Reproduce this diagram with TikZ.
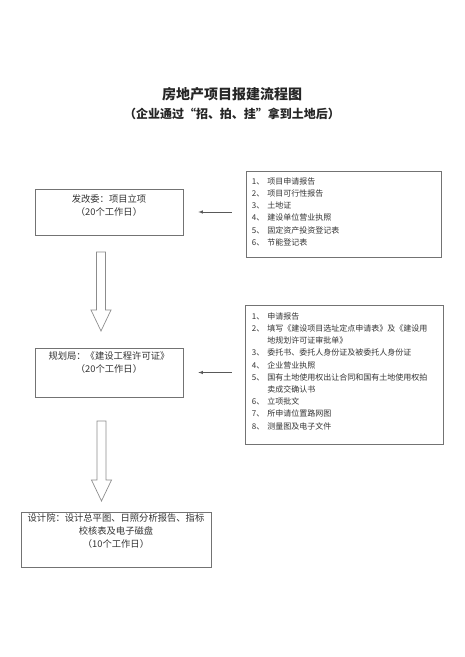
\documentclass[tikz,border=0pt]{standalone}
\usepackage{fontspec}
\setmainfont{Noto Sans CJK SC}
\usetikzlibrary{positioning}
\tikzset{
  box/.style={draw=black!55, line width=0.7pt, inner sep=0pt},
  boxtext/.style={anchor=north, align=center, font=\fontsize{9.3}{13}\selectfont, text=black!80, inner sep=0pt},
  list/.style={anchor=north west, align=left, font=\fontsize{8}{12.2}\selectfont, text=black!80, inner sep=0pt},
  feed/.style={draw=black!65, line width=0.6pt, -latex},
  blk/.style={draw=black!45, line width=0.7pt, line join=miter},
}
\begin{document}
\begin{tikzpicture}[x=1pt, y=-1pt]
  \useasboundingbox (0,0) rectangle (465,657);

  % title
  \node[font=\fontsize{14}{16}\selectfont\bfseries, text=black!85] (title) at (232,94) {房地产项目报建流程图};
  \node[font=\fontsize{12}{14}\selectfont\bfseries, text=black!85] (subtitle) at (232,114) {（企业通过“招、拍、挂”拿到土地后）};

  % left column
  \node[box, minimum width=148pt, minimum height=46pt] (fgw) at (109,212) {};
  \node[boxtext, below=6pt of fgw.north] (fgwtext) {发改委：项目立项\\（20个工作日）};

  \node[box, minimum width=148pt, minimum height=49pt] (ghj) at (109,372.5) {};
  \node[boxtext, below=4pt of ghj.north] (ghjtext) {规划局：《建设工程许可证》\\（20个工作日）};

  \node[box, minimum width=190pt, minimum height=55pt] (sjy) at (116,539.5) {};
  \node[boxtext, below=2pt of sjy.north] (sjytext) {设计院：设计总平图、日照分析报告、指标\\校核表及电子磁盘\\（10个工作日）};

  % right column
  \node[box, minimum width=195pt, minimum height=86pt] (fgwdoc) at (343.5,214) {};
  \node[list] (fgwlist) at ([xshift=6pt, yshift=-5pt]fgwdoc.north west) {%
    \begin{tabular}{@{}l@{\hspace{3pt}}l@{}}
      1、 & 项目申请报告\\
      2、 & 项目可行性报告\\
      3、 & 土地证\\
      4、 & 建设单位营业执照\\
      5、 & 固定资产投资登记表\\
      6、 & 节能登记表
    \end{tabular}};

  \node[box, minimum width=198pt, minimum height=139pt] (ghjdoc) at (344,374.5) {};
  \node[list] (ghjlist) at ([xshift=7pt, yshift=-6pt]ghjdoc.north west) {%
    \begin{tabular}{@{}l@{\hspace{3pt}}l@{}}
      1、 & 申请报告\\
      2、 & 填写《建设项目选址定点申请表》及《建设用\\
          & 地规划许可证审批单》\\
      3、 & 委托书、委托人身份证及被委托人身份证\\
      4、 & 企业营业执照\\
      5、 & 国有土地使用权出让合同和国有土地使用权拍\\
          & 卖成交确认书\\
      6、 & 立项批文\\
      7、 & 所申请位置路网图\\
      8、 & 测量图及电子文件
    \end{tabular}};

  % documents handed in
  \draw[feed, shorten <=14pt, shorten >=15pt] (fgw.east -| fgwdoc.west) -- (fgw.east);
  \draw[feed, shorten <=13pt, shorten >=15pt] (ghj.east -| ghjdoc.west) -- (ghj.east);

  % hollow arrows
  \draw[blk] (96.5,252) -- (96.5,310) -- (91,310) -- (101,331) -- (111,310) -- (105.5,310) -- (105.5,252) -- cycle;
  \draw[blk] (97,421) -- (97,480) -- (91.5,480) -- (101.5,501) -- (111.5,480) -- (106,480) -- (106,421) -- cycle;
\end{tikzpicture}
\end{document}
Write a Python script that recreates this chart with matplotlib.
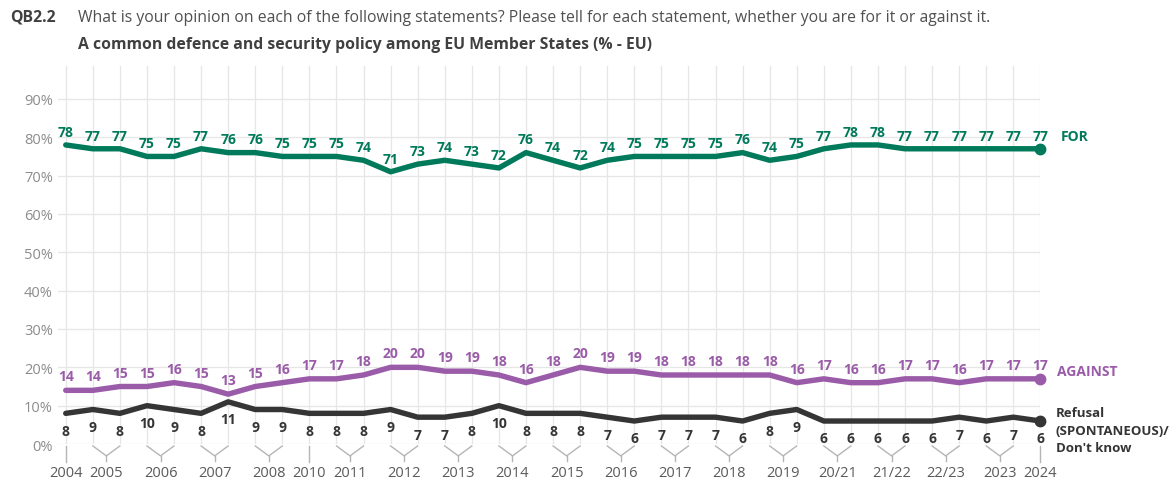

━━━━━━━━━━━━━━━━━━━━

Aim of the task:
Only the lines from the top of the data through the line with "below=2pt of sjy.north]" should be quoted, exactly and with both ends kept; skip the pictures.

Answer to the task:
Reproduce this diagram with TikZ.
\documentclass[tikz,border=0pt]{standalone}
\usepackage{fontspec}
\setmainfont{Noto Sans CJK SC}
\usetikzlibrary{positioning}
\tikzset{
  box/.style={draw=black!55, line width=0.7pt, inner sep=0pt},
  boxtext/.style={anchor=north, align=center, font=\fontsize{9.3}{13}\selectfont, text=black!80, inner sep=0pt},
  list/.style={anchor=north west, align=left, font=\fontsize{8}{12.2}\selectfont, text=black!80, inner sep=0pt},
  feed/.style={draw=black!65, line width=0.6pt, -latex},
  blk/.style={draw=black!45, line width=0.7pt, line join=miter},
}
\begin{document}
\begin{tikzpicture}[x=1pt, y=-1pt]
  \useasboundingbox (0,0) rectangle (465,657);

  % title
  \node[font=\fontsize{14}{16}\selectfont\bfseries, text=black!85] (title) at (232,94) {房地产项目报建流程图};
  \node[font=\fontsize{12}{14}\selectfont\bfseries, text=black!85] (subtitle) at (232,114) {（企业通过“招、拍、挂”拿到土地后）};

  % left column
  \node[box, minimum width=148pt, minimum height=46pt] (fgw) at (109,212) {};
  \node[boxtext, below=6pt of fgw.north] (fgwtext) {发改委：项目立项\\（20个工作日）};

  \node[box, minimum width=148pt, minimum height=49pt] (ghj) at (109,372.5) {};
  \node[boxtext, below=4pt of ghj.north] (ghjtext) {规划局：《建设工程许可证》\\（20个工作日）};

  \node[box, minimum width=190pt, minimum height=55pt] (sjy) at (116,539.5) {};
  \node[boxtext, below=2pt of sjy.north] (sjytext) {设计院：设计总平图、日照分析报告、指标\\校核表及电子磁盘\\（10个工作日）};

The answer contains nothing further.